For Immediate Release Sunday, May 9, 1999
Albright At War
"Up until the start of the conflict, the military served to back up our diplomacy. Now, our diplomacy serves to back up our military," Albright Tells TIME New York, NY - "More than anyone else, [Secretary of State Madeleine Albright] embodies the foreign policy vision that pushed these men into this war," writes TIME's managing editor Walter Isaacson. "And she is the one most responsible for holding the Allies- and the Administration - firm in pursuit of victory." Isaacson spent last week with Albright in Europe, reporting a day-by-day account of her crucial meetings with Russian diplomats as she worked to gain their support in the deployment of an international military force in Kosovo. "It was important to bring Russia into what we were doing," Albright tells TIME. "There were two tracks: keeping NATO together and bringing the Russians in closer. I think we've managed to do that." The story, "Madeleine's War," appears in TIME's May 17th issue (on newsstands Monday).
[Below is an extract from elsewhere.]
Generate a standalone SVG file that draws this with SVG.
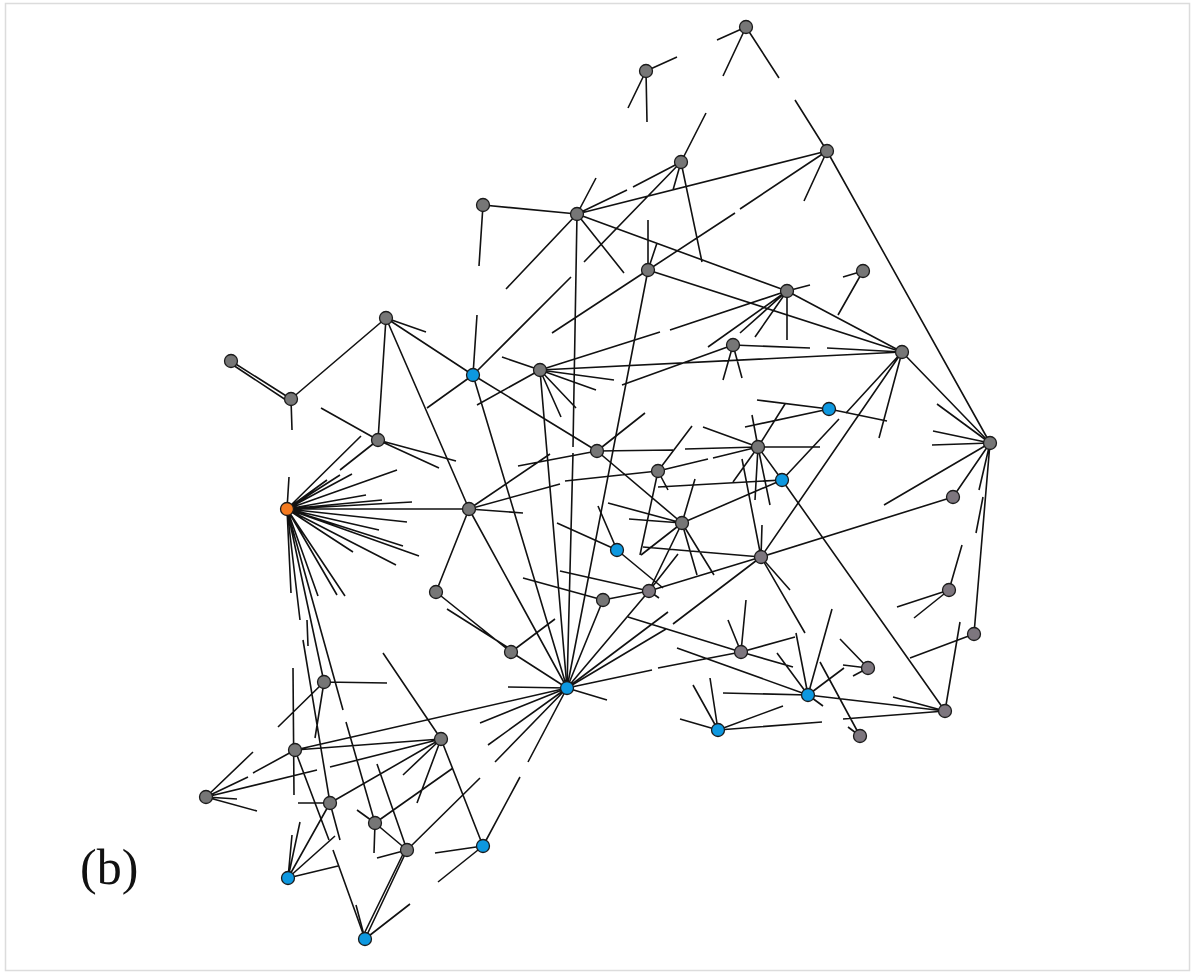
<svg xmlns="http://www.w3.org/2000/svg" width="1195" height="975" viewBox="0 0 1195 975">
<style>
.e path{fill:none;stroke:#111;stroke-width:1.6;stroke-linecap:butt}
.n circle{stroke:#1a1a1a;stroke-width:1.3}
.g{fill:#767676}.m{fill:#7d767e}.b{fill:#0d98e0}.o{fill:#f47a20}
.lbl{font-family:"Liberation Serif",serif;font-size:50px;fill:#111}
</style>
<rect x="5.5" y="3.5" width="1184" height="967" fill="#fff" stroke="#dcdcdc" stroke-width="1.5"/>
<g id="edges" class="e">
<path d="M746 27L717 40M746 27L723 76M746 27L779 78M795 100L827 151M827 151L990 443M646 71L677 57M646 71L628 108M646 71L647 122M681 162L706 113M681 162L633 187M627 190L577 214M681 162L702 262M681 162L584 262M571 277L473 375M681 162L673 190M577 214L827 151M827 151L740 209M735 213L648 270M827 151L804 201"/>
<path d="M483 205L577 214M483 205L479 266M577 214L506 289M577 214L573 447M573 453L567 688M577 214L624 273M577 214L787 291M577 214L596 178M648 270L648 220M648 270L657 243M648 270L552 333M648 270L567 688M648 270L902 352M863 271L843 277M863 271L838 315"/>
<path d="M787 291L810 285M787 291L755 337M787 291L787 340M787 291L708 347M787 291L740 333M540 370L660 332M670 330L787 291M787 291L902 352M733 345L810 348M827 348L902 352M733 345L723 380M733 345L742 378M540 370L902 352M733 345L622 385M902 352L990 443M902 352L879 438M902 352L761 557M902 352L846 413M839 419L782 480"/>
<path d="M757 400L829 409L887 421M745 427L829 409M758 447L785 404M990 443L937 404M990 443L933 431M990 443L932 445M990 443L884 505M990 443L953 497M990 443L979 490M983 497L976 533M990 443L974 634M953 497L761 557M949 590L962 545M949 590L897 607M949 590L914 618M974 634L910 658M782 480L945 711M945 711L960 622M945 711L893 697M808 695L945 711M718 730L822 722M843 719L945 711M868 668L843 665M868 668L853 676M840 639L868 668M860 736L848 727M761 557L805 633M820 662L860 736"/>
<path d="M386 318L291 399M231 361L291 399M233 365L289 402M291 399L292 430M386 318L426 332M386 318L473 375M386 318L378 440M386 318L469 509M473 375L477 315M473 375L427 408M473 375L597 451M473 375L567 688M540 370L502 357M540 370L477 405M540 370L614 380M540 370L596 390M540 370L576 408M540 370L561 417M540 370L567 688"/>
<path d="M378 440L321 408M378 440L456 461M378 440L439 468M378 440L340 470M287 509L289 477M287 509L327 480M287 509L340 475M287 509L352 474M287 509L397 470M287 509L361 436M287 509L366 495M287 509L382 500M287 509L412 502M287 509L469 509M287 509L407 522M287 509L379 530M287 509L403 546M287 509L419 556M287 509L396 565M287 509L353 552M287 509L345 596M287 509L337 595M287 509L291 593M287 509L318 596"/>
<path d="M469 509L436 592M469 509L550 454M469 509L560 484M469 509L523 513M469 509L567 688M597 451L645 413M597 451L518 466M597 451L682 523M597 451L673 450M685 449L758 447M658 471L692 426M658 471L565 481M658 471L668 490M658 471L640 555M658 471L708 459M713 458L758 447M782 480L658 487"/>
<path d="M682 523L608 503M682 523L629 519M682 523L695 479M682 523L649 591M682 523L782 480M682 523L697 575M682 523L714 575M682 523L641 555M758 447L703 427M758 447L752 415M758 447L782 480M758 447L770 505M758 447L755 500M758 447L733 482M758 447L820 447M761 557L742 459M761 557L762 525M761 557L643 547M761 557L790 590M761 557L649 591M761 557L673 624M666 629L567 688M617 550L598 506M617 550L557 523M617 550L663 588"/>
<path d="M603 600L649 591M603 600L567 688M523 578L603 600M560 571L649 591M649 591L678 554M649 591L659 598M628 617L741 652M511 652L555 619M511 652L567 688M436 592L511 652M447 609L507 647M567 688L508 687M567 688L607 700M567 688L652 670M658 668L741 652M567 688L649 591M567 688L668 612M741 652L728 620M741 652L746 600M741 652L795 637M741 652L793 667M677 648L808 695M718 730L693 685M718 730L710 678M718 730L680 719M718 730L783 706M808 695L723 693M808 695L832 609M808 695L796 633M808 695L777 653M808 695L844 668M808 695L823 706"/>
<path d="M287 509L324 682M324 682L387 683M324 682L278 727M324 682L315 738M287 509L300 620M303 640L330 803M287 509L343 710M346 722L375 823M307 620L308 646M293 668L294 795M295 750L567 688M295 750L329 840M333 850L365 939M206 797L253 752M206 797L248 777M253 773L295 750M206 797L237 799M206 797L257 811M206 797L317 770M330 767L441 739M295 750L441 739"/>
<path d="M330 803L298 803M330 803L441 739M330 803L288 878M330 803L340 840M375 823L407 850M375 823L357 810M375 823L374 853M375 823L453 768M407 850L480 778M407 850L377 764M407 850L365 939M405 850L362 938M288 878L338 866M377 858L407 850M288 878L292 835M288 878L300 822M288 878L335 836M483 846L435 853M483 846L438 882M483 846L441 739M483 846L520 777M528 762L567 688M441 739L383 653M441 739L417 803M441 739L403 775M365 939L410 904M365 939L356 905M567 688L480 723M567 688L488 745M567 688L495 762"/>
</g>
<g id="nodes" class="n">
<g id="nA"><circle class="g" cx="746" cy="27" r="6.5"/></g>
<g id="nB"><circle class="g" cx="646" cy="71" r="6.5"/></g>
<g id="nC"><circle class="g" cx="827" cy="151" r="6.5"/></g>
<g id="nD"><circle class="g" cx="681" cy="162" r="6.5"/></g>
<g id="nE"><circle class="g" cx="483" cy="205" r="6.5"/></g>
<g id="nF"><circle class="g" cx="577" cy="214" r="6.5"/></g>
<g id="nG"><circle class="g" cx="648" cy="270" r="6.5"/></g>
<g id="nH"><circle class="g" cx="863" cy="271" r="6.5"/></g>
<g id="nI"><circle class="g" cx="787" cy="291" r="6.5"/></g>
<g id="nJ"><circle class="g" cx="386" cy="318" r="6.5"/></g>
<g id="nK"><circle class="g" cx="733" cy="345" r="6.5"/></g>
<g id="nL"><circle class="g" cx="902" cy="352" r="6.5"/></g>
<g id="nM"><circle class="g" cx="231" cy="361" r="6.5"/></g>
<g id="nN"><circle class="g" cx="291" cy="399" r="6.5"/></g>
<g id="nO"><circle class="g" cx="540" cy="370" r="6.5"/></g>
<g id="nP"><circle class="g" cx="378" cy="440" r="6.5"/></g>
<g id="nQ"><circle class="g" cx="990" cy="443" r="6.5"/></g>
<g id="nR"><circle class="g" cx="597" cy="451" r="6.5"/></g>
<g id="nS"><circle class="g" cx="758" cy="447" r="6.5"/></g>
<g id="nT"><circle class="g" cx="658" cy="471" r="6.5"/></g>
<g id="nU"><circle class="g" cx="469" cy="509" r="6.5"/></g>
<g id="nV"><circle class="m" cx="953" cy="497" r="6.5"/></g>
<g id="nW"><circle class="g" cx="682" cy="523" r="6.5"/></g>
<g id="nX"><circle class="m" cx="761" cy="557" r="6.5"/></g>
<g id="nY"><circle class="g" cx="436" cy="592" r="6.5"/></g>
<g id="nZ"><circle class="g" cx="603" cy="600" r="6.5"/></g>
<g id="nAA"><circle class="m" cx="649" cy="591" r="6.5"/></g>
<g id="nAB"><circle class="m" cx="949" cy="590" r="6.5"/></g>
<g id="nAC"><circle class="m" cx="974" cy="634" r="6.5"/></g>
<g id="nAD"><circle class="g" cx="511" cy="652" r="6.5"/></g>
<g id="nAE"><circle class="m" cx="741" cy="652" r="6.5"/></g>
<g id="nAF"><circle class="m" cx="868" cy="668" r="6.5"/></g>
<g id="nAG"><circle class="g" cx="324" cy="682" r="6.5"/></g>
<g id="nAH"><circle class="m" cx="945" cy="711" r="6.5"/></g>
<g id="nAI"><circle class="m" cx="860" cy="736" r="6.5"/></g>
<g id="nAJ"><circle class="g" cx="441" cy="739" r="6.5"/></g>
<g id="nAK"><circle class="g" cx="295" cy="750" r="6.5"/></g>
<g id="nAL"><circle class="g" cx="206" cy="797" r="6.5"/></g>
<g id="nAM"><circle class="g" cx="330" cy="803" r="6.5"/></g>
<g id="nAN"><circle class="g" cx="375" cy="823" r="6.5"/></g>
<g id="nAO"><circle class="g" cx="407" cy="850" r="6.5"/></g>
<g id="nOR"><circle class="o" cx="287" cy="509" r="6.5"/></g>
<g id="b1"><circle class="b" cx="473" cy="375" r="6.5"/></g>
<g id="b2"><circle class="b" cx="829" cy="409" r="6.5"/></g>
<g id="b3"><circle class="b" cx="782" cy="480" r="6.5"/></g>
<g id="b4"><circle class="b" cx="617" cy="550" r="6.5"/></g>
<g id="b5"><circle class="b" cx="567" cy="688" r="6.5"/></g>
<g id="b6"><circle class="b" cx="808" cy="695" r="6.5"/></g>
<g id="b7"><circle class="b" cx="718" cy="730" r="6.5"/></g>
<g id="b8"><circle class="b" cx="483" cy="846" r="6.5"/></g>
<g id="b9"><circle class="b" cx="288" cy="878" r="6.5"/></g>
<g id="b10"><circle class="b" cx="365" cy="939" r="6.5"/></g>
</g>
<text class="lbl" x="80" y="884">(b)</text>
</svg>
Isaacson, who also wrote the biography Kissinger, observes that Albright lacks "Kissinger's ability (or desire) to conceptualize overarching strategic frameworks and analyze how an action in one corner of the globe can ripple around the world as through a spider web." He also notes that Albright does not have the same access to the President as was afforded previous Secretaries of State. Albright still resents the fact that the President allowed her to defend him on the Monica Lewinsky scandal without knowing all of the facts. "Asked if he owes her a public apology, if he has anything he wants to say about that, the President stares coldly for a few seconds and his face hardens. 'No.' Long pause. 'No. I have nothing more to say on that,'" reports Isaacson.